Was this what the state legislature envisioned when it required the city to hold public hearings before closing or opening a school? Chancellor Klein said his team had fulfilled the law’s requirements to have hearings 45 days in advance of a vote, and it did hold hearings throughout the month of January at each affected school. Minutes were posted on the department’s website (though a few got mixed up, and the teachers union claims procedures may have been violated). A deputy chancellor attended every hearing. And when the panel finally convened to vote on Tuesday, they put no limit on the number of speakers (so long as they signed up before 6:30 p.m.).
Mayor Bloomberg often says mayoral control of the schools means voters finally know who’s accountable. There’s no board of education whose members answer to six different masters: the mayor and the borough presidents. The new system has a chancellor appointed by the mayor, instead of the board. And the policy-making panel is also controlled by the mayor because eight of its 13 members answer to him, while the rest are appointed by the five borough presidents.
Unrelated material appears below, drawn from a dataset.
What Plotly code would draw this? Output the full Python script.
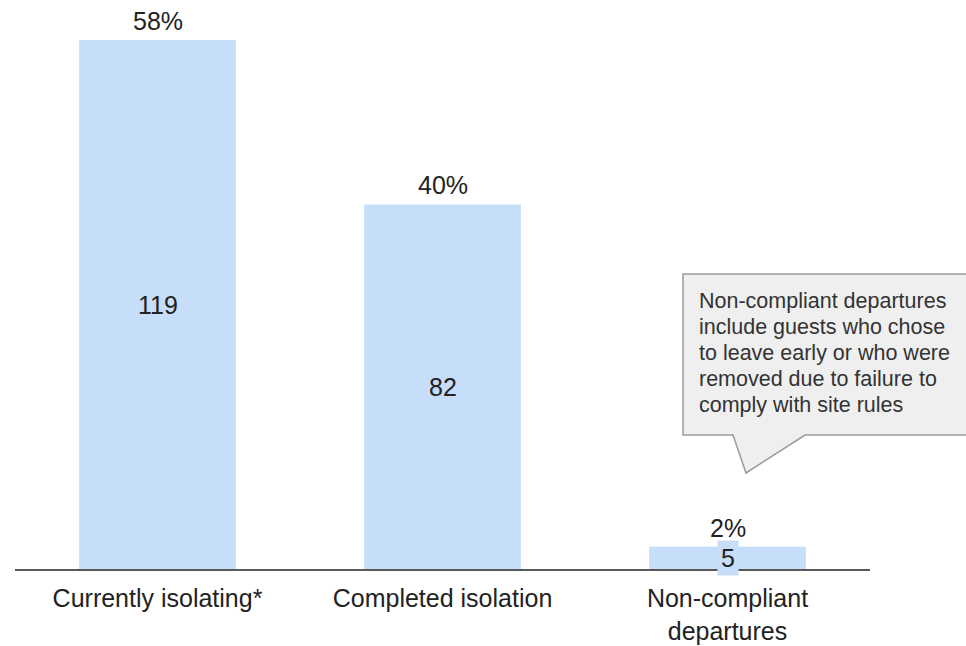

This is what mayoral control looks like. Albany lawmakers and education groups who sought a bigger role for parents lost that battle last year. But when parents prefer a school that graduates fewer than 50 percent of its students over a new school, there is obviously a question of trust. Perhaps it’s a classic case of the devil they know versus the devil they don’t. The Bloomberg Administration also blames the teachers union for whipping parents and students into a frenzy. Chancellor Klein remarked afterwards that closing a school is always a difficult thing. So is running a school system. How much input should the public have? It’s a question the city has been wrestling with for decades, and this week’s events ensure the debate will only continue.
Recommended reading: For a lively history of the New York City school system – it’s really more about the history of the city – read, The Great School Wars, New York City 1805-1973 by Diane Ravitch (Basic Books).